I couldn't come up with a third great grill quote, so I made one up:
"It is better to have grilled and lost (the hot dogs) than never to have grilled at all."
Posted by Ed Levine, April 20, 2007 at 2:05 PM
I love the "Listening With" features in the New York Times even when they don't have cooking references, but this quote by the great jazz singer Dianne Reeves made me fall in love with her. "Explaining how she likes to cook, she said, "It's the same thing with how I sing. I work with my ear to try to make it feel right, or I just keep changing it until I like the way it tastes."

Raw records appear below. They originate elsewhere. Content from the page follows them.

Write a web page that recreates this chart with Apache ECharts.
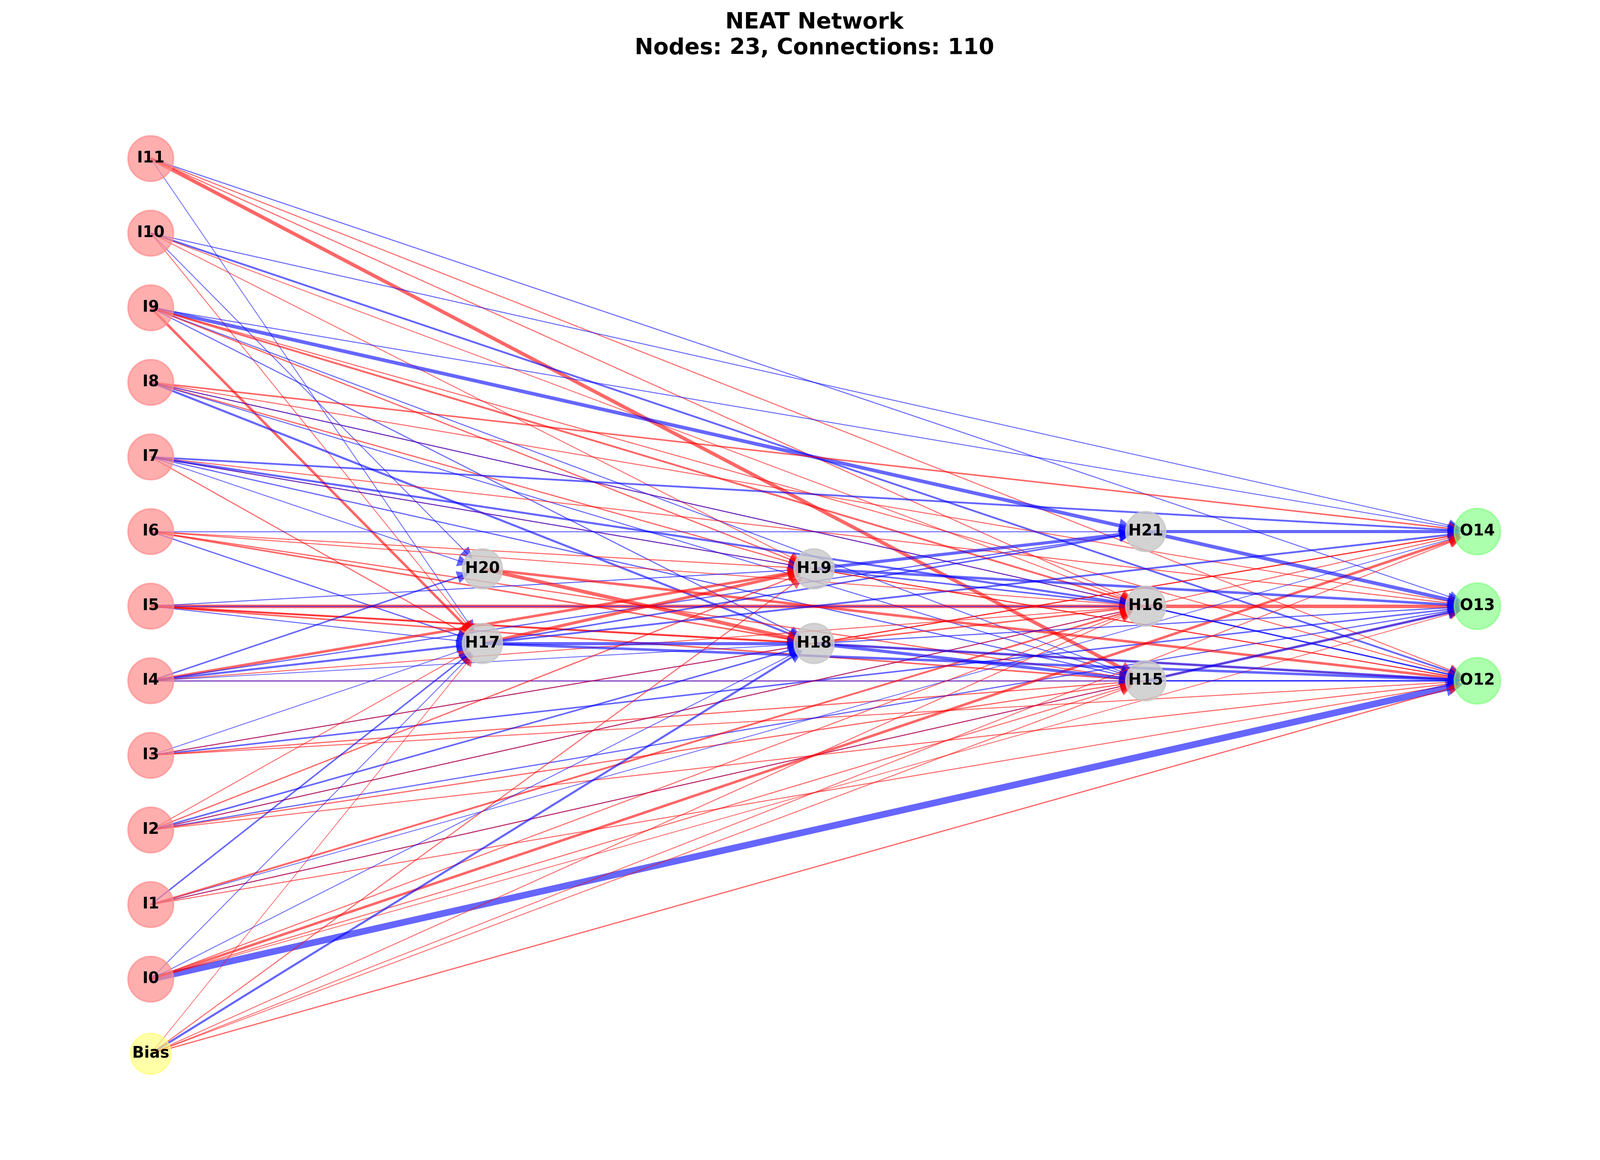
<!DOCTYPE html>
<html>
<head>
<meta charset="utf-8">
<script src="https://cdn.jsdelivr.net/npm/echarts@6/dist/echarts.min.js"></script>
<style>
html, body { margin: 0; padding: 0; background: #fff; }
#main { width: 4170px; height: 2970px; }
</style>
</head>
<body>
<div id="main"></div>
<script>
// nodes: name, layer (x), row (y), kind
var nodeNames = ['I11', 'I10', 'I9', 'I8', 'I7', 'I6', 'I5', 'I4', 'I3', 'I2', 'I1', 'I0', 'Bias',
	'H20', 'H17', 'H19', 'H18', 'H21', 'H16', 'H15', 'O14', 'O13', 'O12'];
var nodeLayer = [0, 0, 0, 0, 0, 0, 0, 0, 0, 0, 0, 0, 0, 1, 1, 2, 2, 3, 3, 3, 4, 4, 4];
var nodeRow = [12, 11, 10, 9, 8, 7, 6, 5, 4, 3, 2, 1, 0, 6.5, 5.5, 6.5, 5.5, 7, 6, 5, 7, 6, 5];
var nodeKind = ['in', 'in', 'in', 'in', 'in', 'in', 'in', 'in', 'in', 'in', 'in', 'in', 'bias',
	'hid', 'hid', 'hid', 'hid', 'hid', 'hid', 'hid', 'out', 'out', 'out'];

// connections (weight > 0 red, < 0 blue)
var edgeSource = [
	'I11', 'I11', 'I11', 'I11', 'I11',
	'I10', 'I10', 'I10', 'I10', 'I10', 'I10',
	'I9', 'I9', 'I9', 'I9', 'I9', 'I9', 'I9', 'I9',
	'I8', 'I8', 'I8', 'I8', 'I8', 'I8', 'I8',
	'I7', 'I7', 'I7', 'I7', 'I7', 'I7', 'I7', 'I7',
	'I6', 'I6', 'I6', 'I6', 'I6', 'I6',
	'I5', 'I5', 'I5', 'I5', 'I5', 'I5', 'I5',
	'I4', 'I4', 'I4', 'I4', 'I4', 'I4', 'I4', 'I4',
	'I3', 'I3', 'I3', 'I3', 'I3', 'I3',
	'I2', 'I2', 'I2', 'I2', 'I2', 'I2', 'I2', 'I2',
	'I1', 'I1', 'I1', 'I1', 'I1', 'I1',
	'I0', 'I0', 'I0', 'I0', 'I0', 'I0', 'I0',
	'Bias', 'Bias', 'Bias', 'Bias', 'Bias', 'Bias', 'Bias',
	'H20', 'H20',
	'H17', 'H17', 'H17', 'H17', 'H17',
	'H19', 'H19', 'H19', 'H19',
	'H18', 'H18', 'H18', 'H18', 'H18',
	'H21', 'H21',
	'H16',
	'H15', 'H15'
];
var edgeTarget = [
	'O13', 'O12', 'H16', 'H15', 'H17',
	'O14', 'O12', 'H16', 'H19', 'H17', 'H20',
	'H21', 'O14', 'H17', 'H16', 'O12', 'H18', 'H15', 'H19',
	'O14', 'O13', 'H16', 'O12', 'H18', 'H19', 'H15',
	'O14', 'O13', 'O12', 'H19', 'H16', 'H15', 'H20', 'H17',
	'H21', 'H19', 'H16', 'H15', 'H18', 'H17',
	'O13', 'H16', 'H19', 'H18', 'H15', 'H17', 'O12',
	'H15', 'O12', 'H20', 'H19', 'H21', 'H17', 'H16', 'H18',
	'H17', 'H18', 'O14', 'O13', 'H15', 'O12',
	'H17', 'H19', 'H18', 'H16', 'O14', 'O13', 'H15', 'O12',
	'H17', 'O14', 'H16', 'H15', 'O13', 'O12',
	'O12', 'H17', 'H18', 'O14', 'H16', 'H15', 'O13',
	'H17', 'H19', 'H18', 'H16', 'O14', 'H15', 'O12',
	'H18', 'O12',
	'H19', 'H18', 'O12', 'H21', 'O14',
	'H21', 'O13', 'H16', 'O12',
	'H15', 'O14', 'H16', 'O13', 'O12',
	'O14', 'O13',
	'O12',
	'O12', 'O13'
];
var edgeWeight = [
	-1.0, 1.0, 1.0, 3.5, -0.8,
	-0.9, -1.8, 0.9, 0.9, 0.8, -0.9,
	-3.5, -0.9, 2.5, 1.8, 1.0, -1.0, -1.0, 1.2,
	1.5, 1.0, 1.0, -1.0, -2.0, 1.2, -1.0,
	-1.8, 1.0, 1.0, -1.0, -2.0, -1.2, -0.9, 1.0,
	-1.0, 1.0, 1.0, 1.2, 1.5, -1.2,
	3.5, -1.0, -1.0, 2.0, 1.5, -1.0, 1.0,
	1.0, -1.0, -1.5, 2.5, -1.2, -2.0, 1.0, -0.8,
	-0.8, -1.0, 1.0, -1.5, 1.2, 1.0,
	0.8, 1.2, -1.5, -1.0, 1.0, -1.2, 1.2, 1.0,
	-1.5, -0.8, 1.8, -1.0, 1.0, 1.0,
	-6.5, -0.8, -0.8, 2.5, 1.0, 1.0, 0.8,
	0.7, 1.0, -2.0, 0.9, 0.9, 0.9, 1.2,
	3.5, 2.5,
	3.0, -3.0, -2.5, -1.5, -1.8,
	-3.0, -2.5, -1.5, 1.0,
	-3.0, 1.2, 1.5, -1.2, -2.5,
	-3.0, -3.5,
	-1.5,
	-1.5, -2.5
];

var kindColor = {
	'in': 'rgba(255,140,140,0.7)',
	'bias': 'rgba(255,255,120,0.65)',
	'hid': 'rgba(200,200,200,0.8)',
	'out': 'rgba(128,255,128,0.65)'
};
var kindSize = { 'in': 116, 'bias': 104, 'hid': 102, 'out': 118 };

var nodes = [];
for (var i = 0; i < nodeNames.length; i++) {
	nodes.push({
		name: nodeNames[i],
		value: [nodeLayer[i], nodeRow[i]],
		symbolSize: kindSize[nodeKind[i]],
		itemStyle: {
			color: kindColor[nodeKind[i]],
			borderColor: kindColor[nodeKind[i]],
			borderWidth: 4
		}
	});
}

var links = [];
for (var i = 0; i < edgeSource.length; i++) {
	var w = edgeWeight[i];
	var lw = Math.abs(w) * 2.6;
	links.push({
		source: edgeSource[i],
		target: edgeTarget[i],
		symbolSize: [0, 28 + lw],
		lineStyle: {
			color: w > 0 ? 'rgba(255,0,0,0.6)' : 'rgba(0,0,255,0.6)',
			width: lw,
			opacity: 1
		}
	});
}

var myChart = echarts.init(document.getElementById('main'));
var option = {
	backgroundColor: '#ffffff',
	animation: false,
	title: {
		text: 'NEAT Network\nNodes: 23, Connections: 110',
		left: 'center',
		top: 20,
		textStyle: {
			fontFamily: 'DejaVu Sans',
			fontWeight: 'bold',
			fontSize: 57,
			lineHeight: 66,
			color: '#000',
			align: 'center'
		}
	},
	grid: {
		left: 386,
		right: 388,
		top: 406,
		bottom: 272
	},
	xAxis: { type: 'value', min: 0, max: 4, show: false },
	yAxis: { type: 'value', min: 0, max: 12, show: false },
	series: [{
		type: 'graph',
		coordinateSystem: 'cartesian2d',
		layout: 'none',
		edgeSymbol: ['none', 'triangle'],
		edgeSymbolSize: [0, 28],
		lineStyle: { opacity: 1 },
		label: {
			show: true,
			position: 'inside',
			fontFamily: 'DejaVu Sans',
			fontWeight: 'bold',
			fontSize: 40,
			color: '#000'
		},
		emphasis: { disabled: true },
		data: nodes,
		links: links
	}]
};
myChart.setOption(option);
window.addEventListener('resize', function() {
	myChart.resize();
});
</script>
</body>
</html>
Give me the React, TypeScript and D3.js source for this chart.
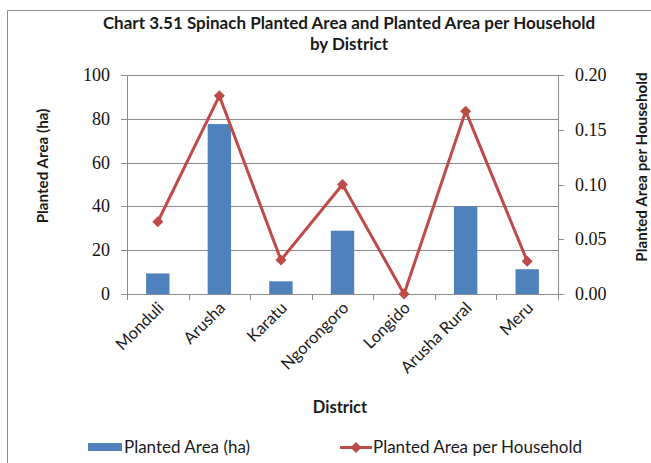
import React from "react";
import * as d3 from "d3";

const districts = ["Monduli", "Arusha", "Karatu", "Ngorongoro", "Longido", "Arusha Rural", "Meru"];
const plantedArea = [9.4, 77.6, 5.8, 28.9, 0, 40, 11.3];
const areaPerHousehold = [0.066, 0.181, 0.031, 0.1, 0, 0.167, 0.03];
const leftTicks = [0, 20, 40, 60, 80, 100];
const rightTicks = [0, 0.05, 0.1, 0.15, 0.2];

const W = 651, H = 463;
const M = { left: 127, right: 558, top: 75, bottom: 294 };
const sans = "Lato, 'Open Sans', sans-serif";
const serif = "'Liberation Serif', 'DejaVu Serif', serif";
const barColor = "#4F81BD";
const lineColor = "#BE4B48";
const gridColor = "#8C8C8C";

export default function App() {
  const x = d3.scaleBand<string>().domain(districts).range([M.left, M.right]).paddingInner(0).paddingOuter(0);
  const yL = d3.scaleLinear().domain([0, 100]).range([M.bottom, M.top]);
  const yR = d3.scaleLinear().domain([0, 0.2]).range([M.bottom, M.top]);
  const bw = x.bandwidth() * 0.38;
  const cx = (d: string) => (x(d) as number) + x.bandwidth() / 2;
  const line = d3.line<number>().x((_, i) => cx(districts[i])).y((v) => yR(v));
  const diamond = (px: number, py: number, r = 5.5) =>
    `M${px},${py - r}L${px + r},${py}L${px},${py + r}L${px - r},${py}Z`;
  const boundaries = d3.range(districts.length + 1).map((i) => M.left + i * x.step());

  return (
    <svg width={W} height={H} style={{ position: "absolute", left: 0, top: 0, background: "#fff" }}>
      <rect x={0} y={0} width={W} height={H} fill="#fff" />
      <path d={`M7.5,${H}V10.5H${W}`} fill="none" stroke="#8C8C8C" strokeWidth={1} />
      <text x={349} y={29} textAnchor="middle" fontFamily={sans} fontWeight="bold" fontSize={17} fill="#1a1a1a">
        Chart 3.51 Spinach Planted Area and Planted Area per Household
      </text>
      <text x={349} y={50} textAnchor="middle" fontFamily={sans} fontWeight="bold" fontSize={17} fill="#1a1a1a">
        by District
      </text>
      {leftTicks.map((t) => (
        <g key={"l" + t}>
          <line x1={M.left - 6} x2={M.right} y1={Math.round(yL(t)) + 0.5} y2={Math.round(yL(t)) + 0.5} stroke={gridColor} strokeWidth={1} />
          <text x={110} y={yL(t) + 6} textAnchor="end" fontFamily={serif} fontSize={18} fill="#111">{t}</text>
        </g>
      ))}
      {rightTicks.map((t) => (
        <g key={"r" + t}>
          <line x1={M.right} x2={M.right + 6} y1={Math.round(yR(t)) + 0.5} y2={Math.round(yR(t)) + 0.5} stroke={gridColor} strokeWidth={1} />
          <text x={575} y={yR(t) + 6} textAnchor="start" fontFamily={serif} fontSize={18} fill="#111">{t.toFixed(2)}</text>
        </g>
      ))}
      <line x1={M.left + 0.5} x2={M.left + 0.5} y1={M.top} y2={M.bottom + 6} stroke={gridColor} />
      <line x1={M.right + 0.5} x2={M.right + 0.5} y1={M.top} y2={M.bottom + 6} stroke={gridColor} />
      {boundaries.map((b, i) => (
        <line key={"b" + i} x1={Math.round(b) + 0.5} x2={Math.round(b) + 0.5} y1={M.bottom} y2={M.bottom + 6} stroke={gridColor} />
      ))}
      {districts.map((d, i) => (
        <rect key={d} x={cx(d) - bw / 2} y={yL(plantedArea[i])} width={bw} height={M.bottom - yL(plantedArea[i])} fill={barColor} />
      ))}
      <path d={line(areaPerHousehold) || ""} fill="none" stroke={lineColor} strokeWidth={3} strokeLinejoin="round" />
      {areaPerHousehold.map((v, i) => (
        <path key={"m" + i} d={diamond(cx(districts[i]), yR(v))} fill={lineColor} />
      ))}
      {districts.map((d) => (
        <text key={"t" + d} transform={`translate(${cx(d) + 7},${M.bottom + 15}) rotate(-45)`} textAnchor="end" fontFamily={sans} fontSize={16.5} fill="#1a1a1a">
          {d}
        </text>
      ))}
      <text transform={`translate(48,166) rotate(-90)`} textAnchor="middle" fontFamily={sans} fontWeight="bold" fontSize={15.2} fill="#1a1a1a">
        Planted Area (ha)
      </text>
      <text transform={`translate(647,167) rotate(-90)`} textAnchor="middle" fontFamily={sans} fontWeight="bold" fontSize={15.2} fill="#1a1a1a">
        Planted Area per Household
      </text>
      <text x={340} y={413} textAnchor="middle" fontFamily={sans} fontWeight="bold" fontSize={16.5} fill="#1a1a1a">
        District
      </text>
      <rect x={88} y={443} width={34} height={8} fill={barColor} />
      <text x={124} y={453} fontFamily={sans} fontSize={17} fill="#1a1a1a">Planted Area (ha)</text>
      <line x1={340} x2={372} y1={447.5} y2={447.5} stroke={lineColor} strokeWidth={3} />
      <path d={diamond(356, 447.5, 5.5)} fill={lineColor} />
      <text x={373} y={453} fontFamily={sans} fontSize={17} fill="#1a1a1a">Planted Area per Household</text>
    </svg>
  );
}
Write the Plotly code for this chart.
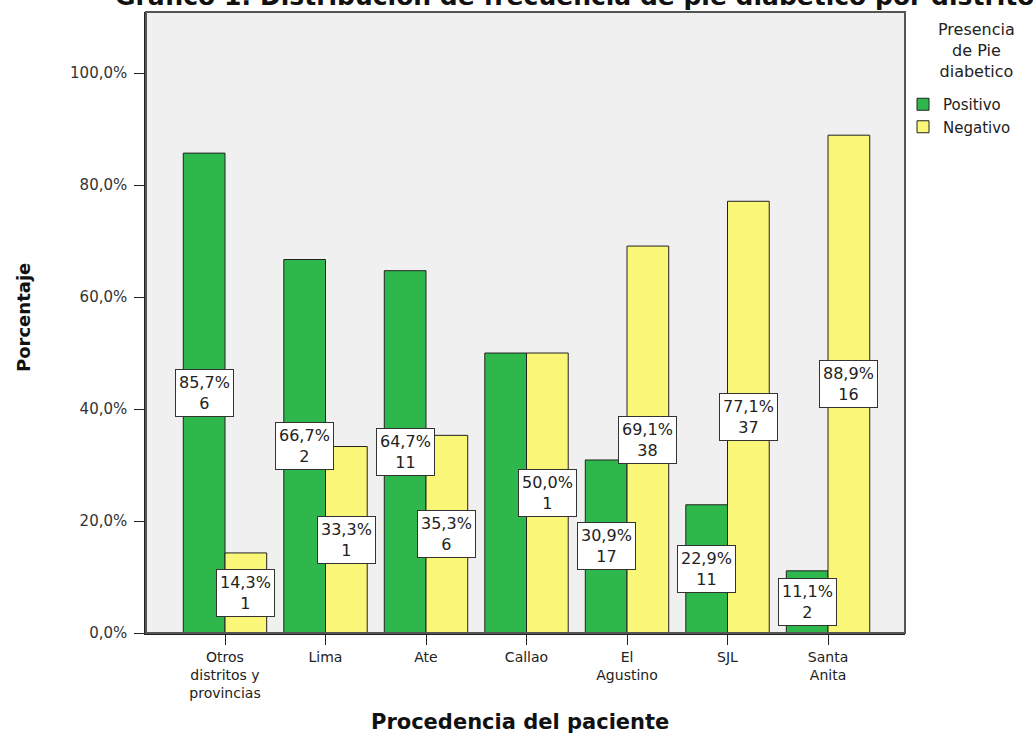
import plotly.graph_objects as go

categories = ["Otros<br>distritos y<br>provincias", "Lima", "Ate", "Callao",
              "El<br>Agustino", "SJL", "Santa<br>Anita"]
positivo_pct = [85.7, 66.7, 64.7, 50.0, 30.9, 22.9, 11.1]
negativo_pct = [14.3, 33.3, 35.3, 50.0, 69.1, 77.1, 88.9]
positivo_n = [6, 2, 11, 1, 17, 11, 2]
negativo_n = [1, 1, 6, 1, 38, 37, 16]
positivo_label_shown = [True, True, True, False, True, True, True]
negativo_label_shown = [True, True, True, True, True, True, True]
y_ticks = [0, 20, 40, 60, 80, 100]
y_ticklabels = ["0,0%", "20,0%", "40,0%", "60,0%", "80,0%", "100,0%"]

GREEN = "#2eb84b"
YELLOW = "#faf678"
FONT = "DejaVu Sans, Verdana, sans-serif"

x_idx = list(range(len(categories)))

fig = go.Figure()
fig.add_trace(go.Bar(x=x_idx, y=positivo_pct, name="Positivo",
                     marker=dict(color=GREEN, line=dict(color="#222222", width=1))))
fig.add_trace(go.Bar(x=x_idx, y=negativo_pct, name="Negativo",
                     marker=dict(color=YELLOW, line=dict(color="#222222", width=1))))

BARGAP = 0.17
half = (1 - BARGAP) / 4.0

def fmt(v):
    return ("%.1f" % v).replace(".", ",") + "%"

annotations = []
for i in x_idx:
    for vals, ns, shown, off in ((positivo_pct, positivo_n, positivo_label_shown, -half),
                                 (negativo_pct, negativo_n, negativo_label_shown, half)):
        if not shown[i]:
            continue
        annotations.append(dict(
            x=i + off, y=vals[i] / 2.0, xref="x", yref="y",
            text=fmt(vals[i]) + "<br>" + str(ns[i]),
            showarrow=False, font=dict(family=FONT, size=16, color="#222222"),
            bgcolor="white", bordercolor="#333333", borderwidth=1, borderpad=3,
            align="center", xanchor="center", yanchor="middle"))

# title (cut off at top as in the reference)
annotations.append(dict(
    text="Gráfico 1: Distribución de frecuencia de pie diabetico por distrito",
    xref="paper", yref="paper", x=(113 - 146) / 759, y=1.0, yshift=-1,
    xanchor="left", yanchor="bottom", showarrow=False,
    font=dict(family=FONT, size=25, color="#111111", weight="bold")))
# axis titles
annotations.append(dict(
    text="Procedencia del paciente", xref="paper", yref="paper",
    x=(520 - 146) / 759, y=(633 - 722) / 621, xanchor="center", yanchor="middle",
    showarrow=False, font=dict(family=FONT, size=21, color="#111111", weight="bold")))
annotations.append(dict(
    text="Porcentaje", xref="paper", yref="paper", textangle=-90,
    x=(23 - 146) / 759, y=(633 - 318) / 621, xanchor="center", yanchor="middle",
    showarrow=False, font=dict(family=FONT, size=18, color="#111111", weight="bold")))
# legend title
annotations.append(dict(
    text="Presencia<br>de Pie<br>diabetico", xref="paper", yref="paper",
    x=(977 - 146) / 759, y=(633 - 18) / 621, xanchor="center", yanchor="top",
    showarrow=False, align="center",
    font=dict(family=FONT, size=16, color="#222222")))

fig.update_layout(
    width=1033, height=738,
    margin=dict(l=146, r=128, t=12, b=105),
    paper_bgcolor="white", plot_bgcolor="#f0f0f0",
    barmode="group", bargap=BARGAP, bargroupgap=0,
    showlegend=True,
    legend=dict(x=(903 - 146) / 759, y=(633 - 88) / 621, xanchor="left", yanchor="top",
                font=dict(family=FONT, size=15, color="#222222"),
                bgcolor="rgba(0,0,0,0)", itemwidth=30, tracegroupgap=0),
    annotations=annotations,
    xaxis=dict(range=[-0.786, 6.766], tickmode="array", tickvals=x_idx, ticktext=categories,
               ticks="outside", ticklen=10, tickcolor="#222222",
               showline=True, linecolor="#222222", linewidth=1.5,
               showgrid=False, zeroline=False,
               tickfont=dict(family=FONT, size=14, color="#222222")),
    yaxis=dict(range=[0, 110.9], tickmode="array", tickvals=y_ticks, ticktext=y_ticklabels,
               ticks="outside", ticklen=10, tickcolor="#222222", ticklabelstandoff=4,
               showline=True, linecolor="#222222", linewidth=1.5,
               showgrid=False, zeroline=False,
               tickfont=dict(family=FONT, size=15, color="#333333")),
    shapes=[dict(type="rect", xref="paper", yref="paper", x0=0, x1=1, y0=0, y1=1,
                 line=dict(color="#555555", width=2), layer="above")],
)

fig.write_html("out.html", config={"displayModeBar": False},
               post_script="document.body.style.margin='0';document.body.style.overflow='hidden';")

Posted by Lia Bulaong, March 1, 2007 at 10:31 AM
"Pigs are very beautiful animals...There is no point of view from which a really corpulent pig is not full of sumptuous and satisfying curves."
- G.K. Chesterton
The pig is "an encyclopedic animal, a meal on legs."
- Grimod de La Reynière
"I've long said that if I were about to be executed and were given a choice of my last meal, it would be bacon and eggs. There are few sights that appeal to me more than the streaks of lean and fat in a good side of bacon, or the lovely round of pinkish meat framed in delicate white fat that is Canadian bacon. Nothing is quite as intoxicating as the smell of bacon frying in the morning, save perhaps the smell of coffee brewing."
- James Beard
"But I will place this carefully fed pig
Within the crackling oven; and, I pray,
What nicer dish can e'er be given to man."
- Aeschylus
Posted by Ed Levine, September 8, 2006 at 5:31 AM
"Cooking is the most massive rush. It's like having the most amazing hard on, with Viagra sprinkled on top of it, and it's still there twelve hours later."
From Bill Buford's brilliant, enormously entertaining book Heat, a quote from the irrepressible Gordon Ramsay.